- **Supplied data**:
============================================================

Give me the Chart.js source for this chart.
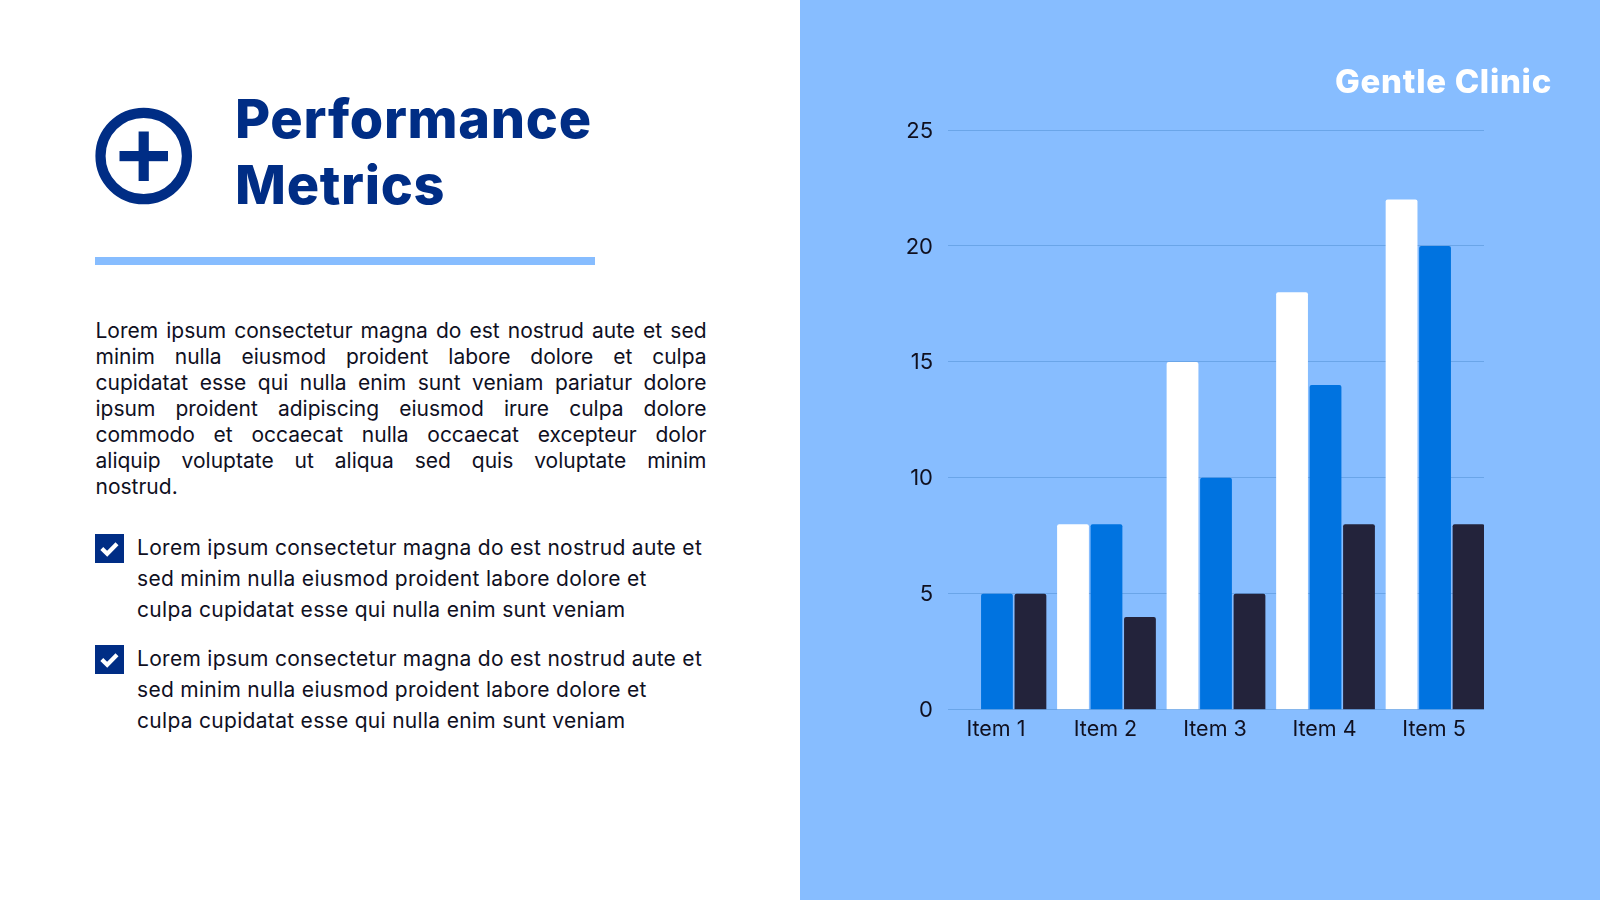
<!DOCTYPE html>
<html>
<head>
<meta charset="utf-8">
<title>Performance Metrics</title>
<script src="https://cdn.jsdelivr.net/npm/chart.js@4"></script>
<style>
html, body { margin: 0; padding: 0; background: #fff; }
body { width: 1600px; height: 900px; position: relative; overflow: hidden; font-family: Inter, sans-serif; color: #10101f; }
#panel { position: absolute; left: 800px; top: 0; width: 800px; height: 900px; background: #87bdff; }
#myChart { position: absolute; left: 0; top: 0; }
.t { position: absolute; white-space: nowrap; }
.title { left: 235px; font-size: 54px; line-height: 66px; font-weight: 800; color: #002d85; letter-spacing: 0.7px; }
#brand { left: 1335px; top: 61px; font-size: 33px; line-height: 40px; font-weight: 800; color: #fff; letter-spacing: 0.7px; }
#rule { position: absolute; left: 95px; top: 257px; width: 500px; height: 8px; background: #87bdff; }
.body { left: 95.5px; width: 611px; font-size: 21px; line-height: 26px; white-space: normal; text-align: justify; text-align-last: justify; }
.last { text-align-last: left; }
.li { left: 137px; font-size: 21px; line-height: 31px; letter-spacing: 0.3px; }
.check { position: absolute; left: 95px; width: 29px; height: 29px; }
</style>
</head>
<body>
<svg style="position:absolute;left:0;top:0" width="300" height="300">
  <circle cx="143.7" cy="156" r="43.2" fill="none" stroke="#002d85" stroke-width="10.2"/>
  <rect x="119.5" y="151" width="48.5" height="10.2" fill="#002d85"/>
  <rect x="138.6" y="131.5" width="10.2" height="49.5" fill="#002d85"/>
</svg>
<div class="t title" style="top:86px">Performance</div>
<div class="t title" style="top:152px">Metrics</div>
<div id="rule"></div>

<div class="t body" style="top:318px">Lorem ipsum consectetur magna do est nostrud aute et sed</div>
<div class="t body" style="top:344px">minim nulla eiusmod proident labore dolore et culpa</div>
<div class="t body" style="top:370px">cupidatat esse qui nulla enim sunt veniam pariatur dolore</div>
<div class="t body" style="top:396px">ipsum proident adipiscing eiusmod irure culpa dolore</div>
<div class="t body" style="top:422px">commodo et occaecat nulla occaecat excepteur dolor</div>
<div class="t body" style="top:448px">aliquip voluptate ut aliqua sed quis voluptate minim</div>
<div class="t body last" style="top:474px">nostrud.</div>

<svg class="check" style="top:534px" viewBox="0 0 29 29"><rect width="29" height="29" fill="#002d85"/><path d="M6.8 14.6 L12.2 19.8 L22 9.8" fill="none" stroke="#fff" stroke-width="4.2"/></svg>
<div class="t li" style="top:532px">Lorem ipsum consectetur magna do est nostrud aute et</div>
<div class="t li" style="top:563px">sed minim nulla eiusmod proident labore dolore et</div>
<div class="t li" style="top:594px">culpa cupidatat esse qui nulla enim sunt veniam</div>

<svg class="check" style="top:645px" viewBox="0 0 29 29"><rect width="29" height="29" fill="#002d85"/><path d="M6.8 14.6 L12.2 19.8 L22 9.8" fill="none" stroke="#fff" stroke-width="4.2"/></svg>
<div class="t li" style="top:643px">Lorem ipsum consectetur magna do est nostrud aute et</div>
<div class="t li" style="top:674px">sed minim nulla eiusmod proident labore dolore et</div>
<div class="t li" style="top:705px">culpa cupidatat esse qui nulla enim sunt veniam</div>

<div id="panel"><canvas id="myChart" width="800" height="900" style="width:800px;height:900px"></canvas></div>
<div class="t" id="brand">Gentle Clinic</div>

<script>
const categories = ['Item 1', 'Item 2', 'Item 3', 'Item 4', 'Item 5'];
const series_white = [0, 8, 15, 18, 22];
const series_blue = [5, 8, 10, 14, 20];
const series_dark = [5, 4, 5, 8, 8];
const y_ticks_max = 25;

function toPoints(list_values) {
    return list_values.map((v, i) => ({ x: i, y: v }));
}

function barDataset(list_values, color) {
    return {
        data: toPoints(list_values),
        backgroundColor: color,
        borderRadius: 2,
        borderSkipped: 'bottom',
        categoryPercentage: 0.917,
        barPercentage: 0.95,
    };
}

const ctx = document.getElementById('myChart');
new Chart(ctx, {
    type: 'bar',
    data: {
        datasets: [
            barDataset(series_white, '#ffffff'),
            barDataset(series_blue, '#0073e0'),
            barDataset(series_dark, '#23233b'),
        ],
    },
    options: {
        responsive: false,
        animation: false,
        layout: { padding: { top: 130, right: 116, bottom: 0, left: 0 } },
        plugins: { legend: { display: false }, tooltip: { enabled: false } },
        scales: {
            // linear so the groups can sit flush with both ends of the plot
            x: {
                type: 'linear',
                offset: false,
                min: -0.447,
                max: 4.447,
                grid: { display: false, drawTicks: false },
                border: { display: false },
                afterBuildTicks: (scale) => {
                    scale.ticks = categories.map((c, i) => ({ value: i }));
                },
                afterFit: (scale) => { scale.height = 190.3; },
                ticks: {
                    callback: (value) => categories[value],
                    autoSkip: false,
                    maxRotation: 0,
                    padding: 7,
                    labelOffset: -1,
                    color: '#10101f',
                    font: { family: 'Inter', size: 21.5 },
                },
            },
            y: {
                min: 0,
                max: y_ticks_max,
                grid: { color: '#6aa5e8', lineWidth: 1, drawTicks: false },
                border: { display: false },
                afterFit: (scale) => { scale.width = 148; },
                ticks: {
                    stepSize: 5,
                    padding: 15,
                    labelOffset: 1,
                    color: '#10101f',
                    font: { family: 'Inter', size: 22 },
                },
            },
        },
    },
});
</script>
</body>
</html>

============================================================

- **Stated exercise**: Word for word, quote the lines above. Omit the pictures.

- **Task response**:
Give me the Chart.js source for this chart.
<!DOCTYPE html>
<html>
<head>
<meta charset="utf-8">
<title>Performance Metrics</title>
<script src="https://cdn.jsdelivr.net/npm/chart.js@4"></script>
<style>
html, body { margin: 0; padding: 0; background: #fff; }
body { width: 1600px; height: 900px; position: relative; overflow: hidden; font-family: Inter, sans-serif; color: #10101f; }
#panel { position: absolute; left: 800px; top: 0; width: 800px; height: 900px; background: #87bdff; }
#myChart { position: absolute; left: 0; top: 0; }
.t { position: absolute; white-space: nowrap; }
.title { left: 235px; font-size: 54px; line-height: 66px; font-weight: 800; color: #002d85; letter-spacing: 0.7px; }
#brand { left: 1335px; top: 61px; font-size: 33px; line-height: 40px; font-weight: 800; color: #fff; letter-spacing: 0.7px; }
#rule { position: absolute; left: 95px; top: 257px; width: 500px; height: 8px; background: #87bdff; }
.body { left: 95.5px; width: 611px; font-size: 21px; line-height: 26px; white-space: normal; text-align: justify; text-align-last: justify; }
.last { text-align-last: left; }
.li { left: 137px; font-size: 21px; line-height: 31px; letter-spacing: 0.3px; }
.check { position: absolute; left: 95px; width: 29px; height: 29px; }
</style>
</head>
<body>
<svg style="position:absolute;left:0;top:0" width="300" height="300">
  <circle cx="143.7" cy="156" r="43.2" fill="none" stroke="#002d85" stroke-width="10.2"/>
  <rect x="119.5" y="151" width="48.5" height="10.2" fill="#002d85"/>
  <rect x="138.6" y="131.5" width="10.2" height="49.5" fill="#002d85"/>
</svg>
<div class="t title" style="top:86px">Performance</div>
<div class="t title" style="top:152px">Metrics</div>
<div id="rule"></div>

<div class="t body" style="top:318px">Lorem ipsum consectetur magna do est nostrud aute et sed</div>
<div class="t body" style="top:344px">minim nulla eiusmod proident labore dolore et culpa</div>
<div class="t body" style="top:370px">cupidatat esse qui nulla enim sunt veniam pariatur dolore</div>
<div class="t body" style="top:396px">ipsum proident adipiscing eiusmod irure culpa dolore</div>
<div class="t body" style="top:422px">commodo et occaecat nulla occaecat excepteur dolor</div>
<div class="t body" style="top:448px">aliquip voluptate ut aliqua sed quis voluptate minim</div>
<div class="t body last" style="top:474px">nostrud.</div>

<svg class="check" style="top:534px" viewBox="0 0 29 29"><rect width="29" height="29" fill="#002d85"/><path d="M6.8 14.6 L12.2 19.8 L22 9.8" fill="none" stroke="#fff" stroke-width="4.2"/></svg>
<div class="t li" style="top:532px">Lorem ipsum consectetur magna do est nostrud aute et</div>
<div class="t li" style="top:563px">sed minim nulla eiusmod proident labore dolore et</div>
<div class="t li" style="top:594px">culpa cupidatat esse qui nulla enim sunt veniam</div>

<svg class="check" style="top:645px" viewBox="0 0 29 29"><rect width="29" height="29" fill="#002d85"/><path d="M6.8 14.6 L12.2 19.8 L22 9.8" fill="none" stroke="#fff" stroke-width="4.2"/></svg>
<div class="t li" style="top:643px">Lorem ipsum consectetur magna do est nostrud aute et</div>
<div class="t li" style="top:674px">sed minim nulla eiusmod proident labore dolore et</div>
<div class="t li" style="top:705px">culpa cupidatat esse qui nulla enim sunt veniam</div>

<div id="panel"><canvas id="myChart" width="800" height="900" style="width:800px;height:900px"></canvas></div>
<div class="t" id="brand">Gentle Clinic</div>

<script>
const categories = ['Item 1', 'Item 2', 'Item 3', 'Item 4', 'Item 5'];
const series_white = [0, 8, 15, 18, 22];
const series_blue = [5, 8, 10, 14, 20];
const series_dark = [5, 4, 5, 8, 8];
const y_ticks_max = 25;

function toPoints(list_values) {
    return list_values.map((v, i) => ({ x: i, y: v }));
}

function barDataset(list_values, color) {
    return {
        data: toPoints(list_values),
        backgroundColor: color,
        borderRadius: 2,
        borderSkipped: 'bottom',
        categoryPercentage: 0.917,
        barPercentage: 0.95,
    };
}

const ctx = document.getElementById('myChart');
new Chart(ctx, {
    type: 'bar',
    data: {
        datasets: [
            barDataset(series_white, '#ffffff'),
            barDataset(series_blue, '#0073e0'),
            barDataset(series_dark, '#23233b'),
        ],
    },
    options: {
        responsive: false,
        animation: false,
        layout: { padding: { top: 130, right: 116, bottom: 0, left: 0 } },
        plugins: { legend: { display: false }, tooltip: { enabled: false } },
        scales: {
            // linear so the groups can sit flush with both ends of the plot
            x: {
                type: 'linear',
                offset: false,
                min: -0.447,
                max: 4.447,
                grid: { display: false, drawTicks: false },
                border: { display: false },
                afterBuildTicks: (scale) => {
                    scale.ticks = categories.map((c, i) => ({ value: i }));
                },
                afterFit: (scale) => { scale.height = 190.3; },
                ticks: {
                    callback: (value) => categories[value],
                    autoSkip: false,
                    maxRotation: 0,
                    padding: 7,
                    labelOffset: -1,
                    color: '#10101f',
                    font: { family: 'Inter', size: 21.5 },
                },
            },
            y: {
                min: 0,
                max: y_ticks_max,
                grid: { color: '#6aa5e8', lineWidth: 1, drawTicks: false },
                border: { display: false },
                afterFit: (scale) => { scale.width = 148; },
                ticks: {
                    stepSize: 5,
                    padding: 15,
                    labelOffset: 1,
                    color: '#10101f',
                    font: { family: 'Inter', size: 22 },
                },
            },
        },
    },
});
</script>
</body>
</html>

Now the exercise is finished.